The data below should be restated word for word, with every picture omitted.
----------
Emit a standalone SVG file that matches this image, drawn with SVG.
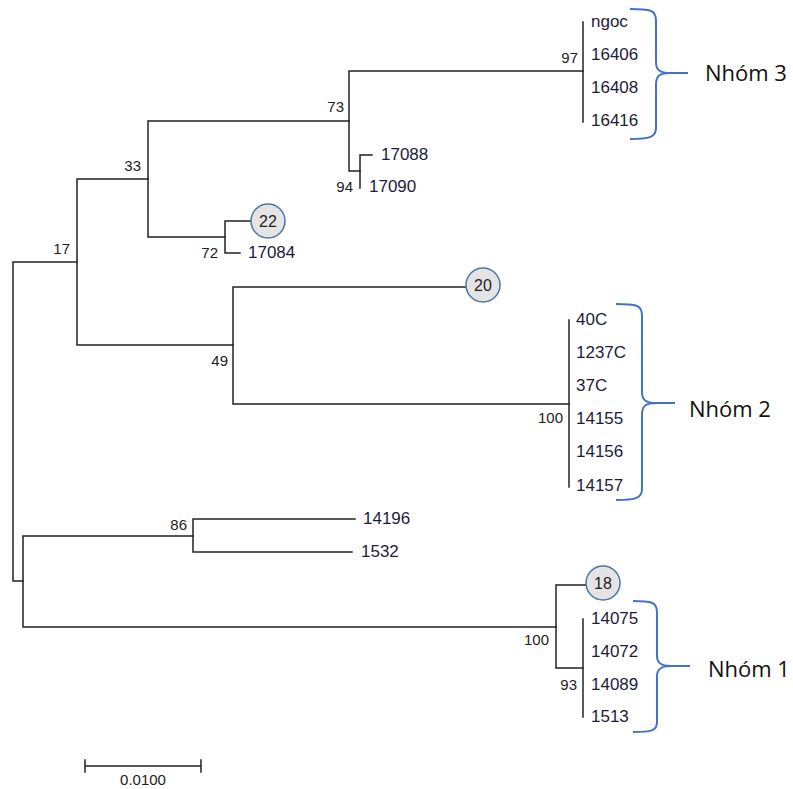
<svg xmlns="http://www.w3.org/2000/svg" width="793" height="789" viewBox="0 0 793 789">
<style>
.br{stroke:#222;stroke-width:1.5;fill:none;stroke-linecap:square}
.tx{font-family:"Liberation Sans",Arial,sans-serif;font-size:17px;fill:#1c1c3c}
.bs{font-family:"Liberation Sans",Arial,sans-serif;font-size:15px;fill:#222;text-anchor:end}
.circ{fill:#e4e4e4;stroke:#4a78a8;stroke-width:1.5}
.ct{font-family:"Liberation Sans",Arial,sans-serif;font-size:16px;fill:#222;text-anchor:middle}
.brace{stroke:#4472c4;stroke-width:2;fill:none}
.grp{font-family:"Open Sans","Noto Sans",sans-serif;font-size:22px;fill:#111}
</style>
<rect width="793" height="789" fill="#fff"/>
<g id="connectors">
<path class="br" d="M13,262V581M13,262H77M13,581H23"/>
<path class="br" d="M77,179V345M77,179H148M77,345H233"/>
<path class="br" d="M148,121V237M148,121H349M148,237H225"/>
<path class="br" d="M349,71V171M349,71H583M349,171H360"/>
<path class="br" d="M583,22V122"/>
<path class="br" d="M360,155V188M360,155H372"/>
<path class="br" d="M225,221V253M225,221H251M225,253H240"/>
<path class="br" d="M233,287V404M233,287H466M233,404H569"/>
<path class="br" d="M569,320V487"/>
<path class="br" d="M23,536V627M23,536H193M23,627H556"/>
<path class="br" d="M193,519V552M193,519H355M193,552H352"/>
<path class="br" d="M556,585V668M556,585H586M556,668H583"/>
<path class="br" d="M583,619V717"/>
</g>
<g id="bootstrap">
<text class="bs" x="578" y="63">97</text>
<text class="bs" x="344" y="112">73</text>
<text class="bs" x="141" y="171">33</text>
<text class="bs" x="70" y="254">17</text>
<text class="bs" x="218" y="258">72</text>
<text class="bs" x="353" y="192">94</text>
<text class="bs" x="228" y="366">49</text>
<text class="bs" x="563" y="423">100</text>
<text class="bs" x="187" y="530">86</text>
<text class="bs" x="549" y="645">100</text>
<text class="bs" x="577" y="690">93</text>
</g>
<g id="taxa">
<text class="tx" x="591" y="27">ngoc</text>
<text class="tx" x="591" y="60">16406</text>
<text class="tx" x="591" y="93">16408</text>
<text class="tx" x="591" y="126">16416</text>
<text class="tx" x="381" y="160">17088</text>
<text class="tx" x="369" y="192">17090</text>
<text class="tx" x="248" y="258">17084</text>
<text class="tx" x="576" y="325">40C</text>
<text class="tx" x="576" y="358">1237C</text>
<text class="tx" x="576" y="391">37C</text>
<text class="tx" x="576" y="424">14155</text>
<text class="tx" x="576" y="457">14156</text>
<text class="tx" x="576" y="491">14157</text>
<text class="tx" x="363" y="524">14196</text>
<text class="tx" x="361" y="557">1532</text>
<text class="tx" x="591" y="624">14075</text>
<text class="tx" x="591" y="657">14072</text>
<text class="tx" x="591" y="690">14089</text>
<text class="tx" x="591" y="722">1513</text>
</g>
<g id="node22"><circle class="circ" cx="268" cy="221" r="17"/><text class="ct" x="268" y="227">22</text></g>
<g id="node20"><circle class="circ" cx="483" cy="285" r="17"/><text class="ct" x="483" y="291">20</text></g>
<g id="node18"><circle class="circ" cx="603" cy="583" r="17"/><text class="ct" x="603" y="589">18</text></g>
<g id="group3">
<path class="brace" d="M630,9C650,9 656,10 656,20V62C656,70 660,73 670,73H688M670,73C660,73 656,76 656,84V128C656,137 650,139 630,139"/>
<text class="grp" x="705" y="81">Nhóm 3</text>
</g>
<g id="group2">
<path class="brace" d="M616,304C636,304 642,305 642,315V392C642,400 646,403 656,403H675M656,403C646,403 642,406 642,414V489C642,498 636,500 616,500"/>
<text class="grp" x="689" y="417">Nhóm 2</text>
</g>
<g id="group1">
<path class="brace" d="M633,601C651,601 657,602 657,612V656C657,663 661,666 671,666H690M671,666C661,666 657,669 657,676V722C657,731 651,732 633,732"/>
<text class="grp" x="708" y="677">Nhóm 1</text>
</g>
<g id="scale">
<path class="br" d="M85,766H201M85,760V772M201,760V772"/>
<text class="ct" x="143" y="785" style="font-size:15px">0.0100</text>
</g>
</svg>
----------
* REPLY:
Emit a standalone SVG file that matches this image, drawn with SVG.
<svg xmlns="http://www.w3.org/2000/svg" width="793" height="789" viewBox="0 0 793 789">
<style>
.br{stroke:#222;stroke-width:1.5;fill:none;stroke-linecap:square}
.tx{font-family:"Liberation Sans",Arial,sans-serif;font-size:17px;fill:#1c1c3c}
.bs{font-family:"Liberation Sans",Arial,sans-serif;font-size:15px;fill:#222;text-anchor:end}
.circ{fill:#e4e4e4;stroke:#4a78a8;stroke-width:1.5}
.ct{font-family:"Liberation Sans",Arial,sans-serif;font-size:16px;fill:#222;text-anchor:middle}
.brace{stroke:#4472c4;stroke-width:2;fill:none}
.grp{font-family:"Open Sans","Noto Sans",sans-serif;font-size:22px;fill:#111}
</style>
<rect width="793" height="789" fill="#fff"/>
<g id="connectors">
<path class="br" d="M13,262V581M13,262H77M13,581H23"/>
<path class="br" d="M77,179V345M77,179H148M77,345H233"/>
<path class="br" d="M148,121V237M148,121H349M148,237H225"/>
<path class="br" d="M349,71V171M349,71H583M349,171H360"/>
<path class="br" d="M583,22V122"/>
<path class="br" d="M360,155V188M360,155H372"/>
<path class="br" d="M225,221V253M225,221H251M225,253H240"/>
<path class="br" d="M233,287V404M233,287H466M233,404H569"/>
<path class="br" d="M569,320V487"/>
<path class="br" d="M23,536V627M23,536H193M23,627H556"/>
<path class="br" d="M193,519V552M193,519H355M193,552H352"/>
<path class="br" d="M556,585V668M556,585H586M556,668H583"/>
<path class="br" d="M583,619V717"/>
</g>
<g id="bootstrap">
<text class="bs" x="578" y="63">97</text>
<text class="bs" x="344" y="112">73</text>
<text class="bs" x="141" y="171">33</text>
<text class="bs" x="70" y="254">17</text>
<text class="bs" x="218" y="258">72</text>
<text class="bs" x="353" y="192">94</text>
<text class="bs" x="228" y="366">49</text>
<text class="bs" x="563" y="423">100</text>
<text class="bs" x="187" y="530">86</text>
<text class="bs" x="549" y="645">100</text>
<text class="bs" x="577" y="690">93</text>
</g>
<g id="taxa">
<text class="tx" x="591" y="27">ngoc</text>
<text class="tx" x="591" y="60">16406</text>
<text class="tx" x="591" y="93">16408</text>
<text class="tx" x="591" y="126">16416</text>
<text class="tx" x="381" y="160">17088</text>
<text class="tx" x="369" y="192">17090</text>
<text class="tx" x="248" y="258">17084</text>
<text class="tx" x="576" y="325">40C</text>
<text class="tx" x="576" y="358">1237C</text>
<text class="tx" x="576" y="391">37C</text>
<text class="tx" x="576" y="424">14155</text>
<text class="tx" x="576" y="457">14156</text>
<text class="tx" x="576" y="491">14157</text>
<text class="tx" x="363" y="524">14196</text>
<text class="tx" x="361" y="557">1532</text>
<text class="tx" x="591" y="624">14075</text>
<text class="tx" x="591" y="657">14072</text>
<text class="tx" x="591" y="690">14089</text>
<text class="tx" x="591" y="722">1513</text>
</g>
<g id="node22"><circle class="circ" cx="268" cy="221" r="17"/><text class="ct" x="268" y="227">22</text></g>
<g id="node20"><circle class="circ" cx="483" cy="285" r="17"/><text class="ct" x="483" y="291">20</text></g>
<g id="node18"><circle class="circ" cx="603" cy="583" r="17"/><text class="ct" x="603" y="589">18</text></g>
<g id="group3">
<path class="brace" d="M630,9C650,9 656,10 656,20V62C656,70 660,73 670,73H688M670,73C660,73 656,76 656,84V128C656,137 650,139 630,139"/>
<text class="grp" x="705" y="81">Nhóm 3</text>
</g>
<g id="group2">
<path class="brace" d="M616,304C636,304 642,305 642,315V392C642,400 646,403 656,403H675M656,403C646,403 642,406 642,414V489C642,498 636,500 616,500"/>
<text class="grp" x="689" y="417">Nhóm 2</text>
</g>
<g id="group1">
<path class="brace" d="M633,601C651,601 657,602 657,612V656C657,663 661,666 671,666H690M671,666C661,666 657,669 657,676V722C657,731 651,732 633,732"/>
<text class="grp" x="708" y="677">Nhóm 1</text>
</g>
<g id="scale">
<path class="br" d="M85,766H201M85,760V772M201,760V772"/>
<text class="ct" x="143" y="785" style="font-size:15px">0.0100</text>
</g>
</svg>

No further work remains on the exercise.